A deal between Parliament and Finnish Presidency negotiators on reforming the road transport sector was approved by the Transport and Tourism Committee on Tuesday.
The revised rules for posting of drivers, drivers’ rest times and better enforcement of cabotage rules (i.e. transport of goods carried out by non-resident hauliers on a temporary basis in a host member state) aim to put an end to distortion of competition in the road transport sector and provide better rest conditions for drivers.
Fairer competition and fighting illegal practices
The agreement keeps the existing limits to cabotage (three operations within seven days), but in order to tackle fraud, vehicle tachographs will be used to register border-crossings.
To prevent “systematic cabotage”, there will also be a “cooling-off period” of four days before more cabotage operations can be carried out within same country with the same vehicle.
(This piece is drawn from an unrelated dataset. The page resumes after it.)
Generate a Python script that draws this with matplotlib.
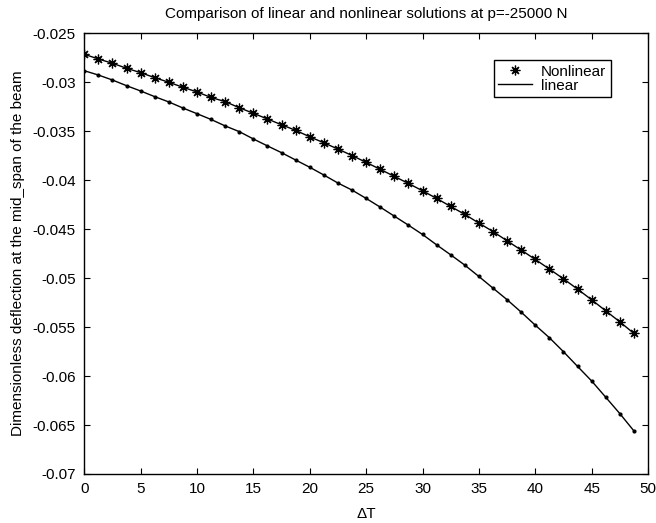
import matplotlib.pyplot as plt
import numpy as np

plt.rcParams['font.family'] = ['Liberation Sans', 'DejaVu Sans']

# temperature rise, step 1.25 from 0 to 48.75
dT = np.arange(40) * 1.25

nonlinear = [-0.02714, -0.02762, -0.02806, -0.02857, -0.02902, -0.02953, -0.03000, -0.03051,
             -0.03099, -0.03155, -0.03198, -0.03260, -0.03317, -0.03375, -0.03434, -0.03491,
             -0.03557, -0.03618, -0.03682, -0.03748, -0.03818, -0.03889, -0.03961, -0.04033,
             -0.04108, -0.04186, -0.04268, -0.04349, -0.04438, -0.04524, -0.04619, -0.04713,
             -0.04809, -0.04907, -0.05007, -0.05112, -0.05221, -0.05334, -0.05446, -0.05565]

linear = [-0.02882, -0.02926, -0.02977, -0.03035, -0.03089, -0.03147, -0.03201, -0.03263,
          -0.03321, -0.03380, -0.03446, -0.03504, -0.03579, -0.03650, -0.03719, -0.03794,
          -0.03868, -0.03947, -0.04029, -0.04101, -0.04186, -0.04275, -0.04367, -0.04459,
          -0.04554, -0.04660, -0.04762, -0.04867, -0.04983, -0.05102, -0.05220, -0.05347,
          -0.05480, -0.05608, -0.05751, -0.05901, -0.06050, -0.06216, -0.06383, -0.06560]

fig = plt.figure(figsize=(6.56, 5.23), dpi=100)
ax = fig.add_axes([0.1285, 0.0937, 0.8593, 0.8426])

ax.plot(dT, nonlinear, color='black', linewidth=1.0)
ax.plot(dT, nonlinear, linestyle='None', marker=(8, 2, 0), markersize=7,
        markeredgewidth=0.9, color='black', label='Nonlinear')
ax.plot(dT, linear, color='black', linewidth=1.0, label='linear')
ax.plot(dT, linear, linestyle='None', marker='o', markersize=2, color='black')

ax.set_xlim(0, 50)
ax.set_ylim(-0.07, -0.025)
ax.set_xticks(np.arange(0, 51, 5))
ax.set_yticks(np.arange(-0.07, -0.0249, 0.005))
ax.set_yticklabels(['-0.07', '-0.065', '-0.06', '-0.055', '-0.05', '-0.045',
                    '-0.04', '-0.035', '-0.03', '-0.025'])
ax.tick_params(direction='in', top=True, right=True, length=4, width=0.8,
               labelsize=11, pad=6)
for s in ax.spines.values():
    s.set_linewidth(1.0)

ax.set_xlabel('ΔT', fontsize=11, labelpad=8)
ax.set_ylabel('Dimensionless deflection at the mid_span of the beam', fontsize=11, labelpad=6)
ax.set_title('Comparison of linear and nonlinear solutions at p=-25000 N', fontsize=11, pad=11)

leg = ax.legend(loc='upper right', bbox_to_anchor=(0.934, 0.939), fontsize=11,
                borderaxespad=0, fancybox=False, edgecolor='black', framealpha=1,
                borderpad=0.3, labelspacing=0.0, handlelength=2.2, handletextpad=0.6)
leg.get_frame().set_linewidth(1.0)

fig.savefig('out.png', dpi=100)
To fight the use of letterbox companies, road haulage businesses would need to have substantial activities in the member state in which they are registered. New rules will also require trucks to return to the company’s operational centre every eight weeks.
Since operators increasingly use vans to provide international transport services, those operators (using light commercial vehicles of over 2.5 tonnes) would also be subject to EU norms for transport operators and would need to equip the vans with a tachograph.
Clear rules on posting of drivers
EU-wide rules on posting of drivers will give a clear legal framework, so that these rules can be easily applied in the highly mobile transport sector, to prevent differing national approaches and ensure fair remuneration for drivers.
The agreed rules stipulate that posting rules apply to cabotage and international transport operations, excluding transit, bilateral operations and bilateral operations with one extra loading or unloading in each direction (or zero on the way out and two on return).
Better working conditions for drivers
The agreed text also includes changes to help ensure better rest conditions for drivers and allow them to spend more time at home.
Companies will have to organise their timetables so that drivers in international freight transport are able to return home at regular intervals (every three or four weeks depending on the work schedule).
The mandatory rest period at the end of the week, known as regular weekly rest, cannot be taken in the truck cab, the agreed text says. If this rest period is taken away from home, the company must pay for accommodation costs.
In exceptional cases, new rules will allow drivers to exceed the driving time under strict limitations to reach home to take their weekly rest, when they are very close to the home base.
The deal will now need to be approved by EU ministers and then by the Parliament as a whole to enter into force.
The rules on posting will apply 18 months after the entry into force of the legal act. The rules on rest times, including the return of drivers, will apply 20 days after publication of the act. Rules on return of trucks and other changes to market access rules will apply 18 months after the entry into force of act on market access.